Title: The Duke is Mine
Series: Fairy Tales #3
Author: Eloisa James
Genre: Historical, Regency
Tarquin, the powerful Duke of Sconce, knows perfectly well that the decorous and fashionably slender Georgiana Lytton will make him a proper duchess. So why can’t he stop thinking about her twin sister, the curvy, headstrong, and altogether unconventional Olivia? Not only is Olivia betrothed to another man, but their improper, albeit intoxicating, flirtation makes her unsuitability all the more clear.
Determined to make a perfect match, he methodically cuts Olivia from his thoughts, allowing logic and duty to triumph over passion…Until, in his darkest hour, Tarquin begins to question whether perfection has anything to do with love.

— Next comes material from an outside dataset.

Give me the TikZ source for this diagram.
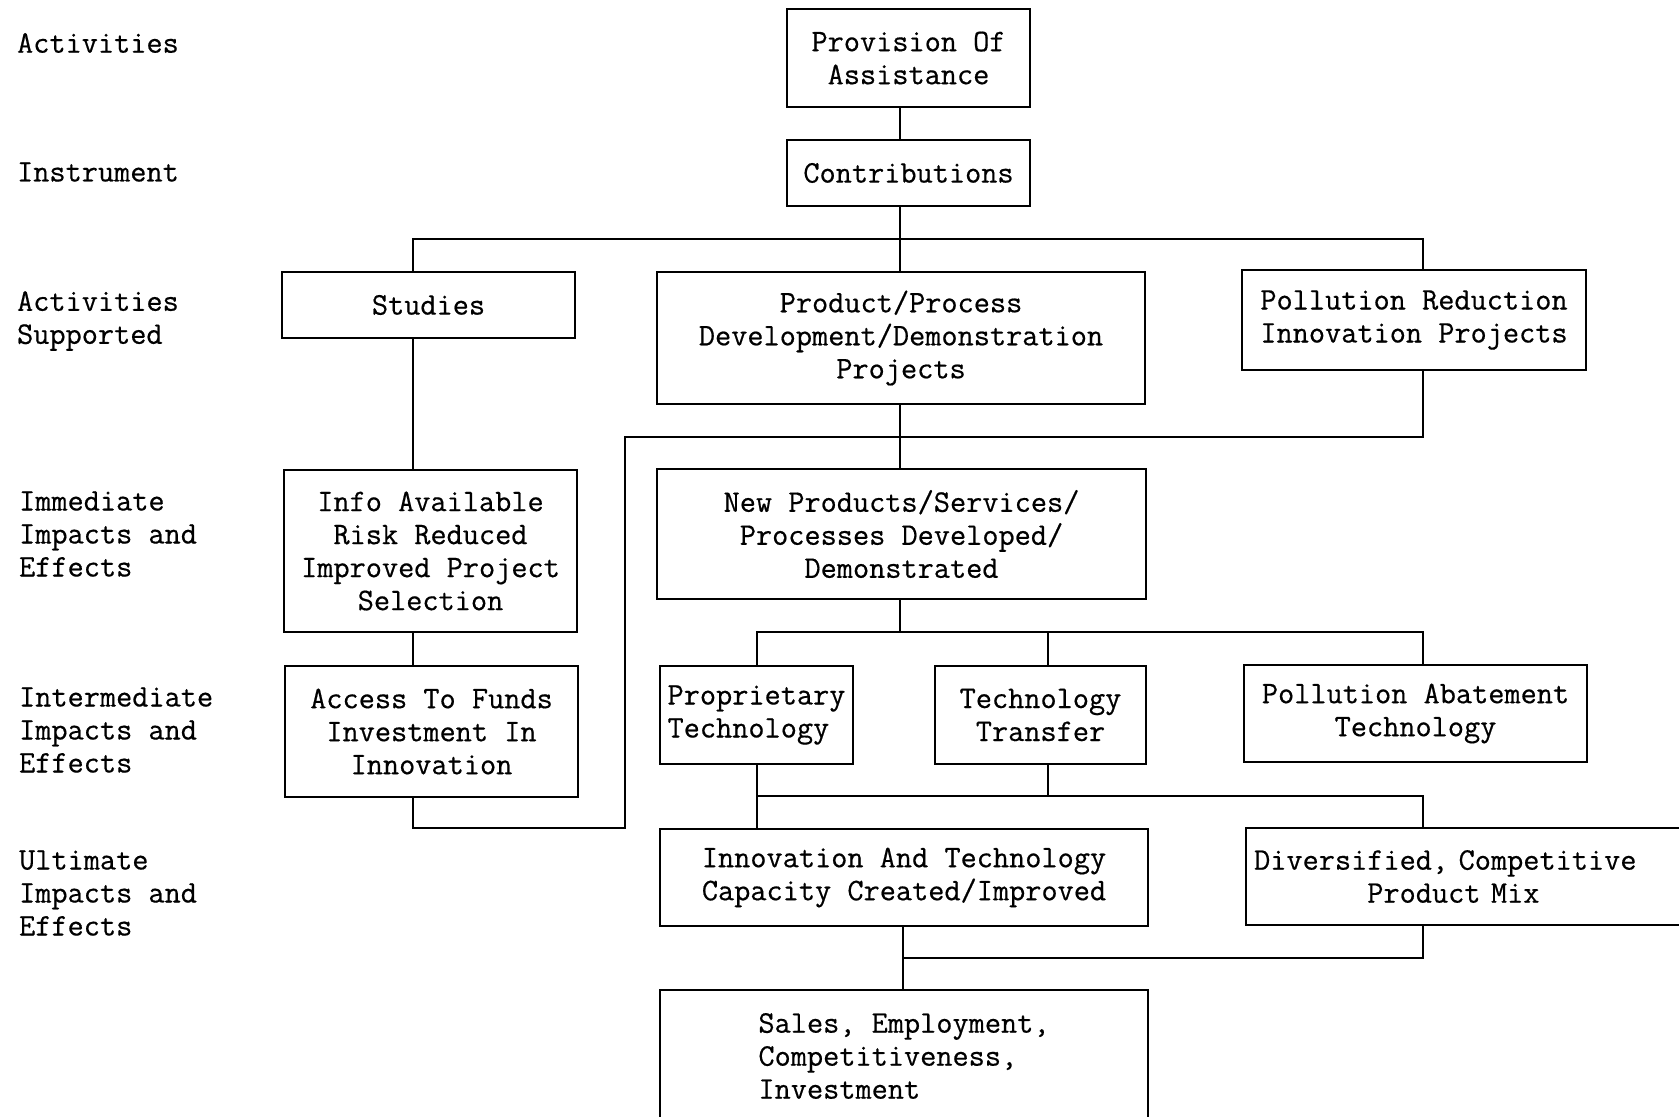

To win Olivia’s hand he would have to give up all the beliefs he holds most dear, and surrender heart, body and soul…
Unless it’s already too late.
I haven’t read the first two books in this series, although I know the second one, When Beauty Tamed the Beast, comes highly recommended. And though I had every intention of reading the other books before, after this one I’m definitely hesitant.
It’s very difficult for me to dislike a hero or a heroine. I love flawed characters, people who are more complex than the typical goody-two-shoes. But my main issue with this book stems from the fact that Olivia, the supposed heroine, is unlikable due to the way she treats her fiance, Rupert, the Duke of Canterwick (a man who has obvious mental issues). No, let me amend that–it’s not just how poorly she treats him, but also how after he goes off to the war to win glory for England, suddenly history of the first part is rewritten and in fact it’s as if she’d been his best friend all along. There are mentions of how kind she was to him, and of what a dear friend she was, when in the beginning of the book she constantly made fun of him in her sister’s company. I can understand that she didn’t want to marry him and was only doing so as part of an arranged marriage brought on by her father and Rupert’s father, but the fact remains that her cruel comments later followed by statements of how nice she’d always been to him really ruined her character–and this book–for me.
If those issues had been different, I probably would have given The Duke is Mine a B- (due to plot contrivances at the end of the book I felt were forced, as well as a major lust-suddenly-turning-into-love relationship). However, because of these issues with the heroine I could not enjoy the rest of the book and had to force myself to finish. Not recommended.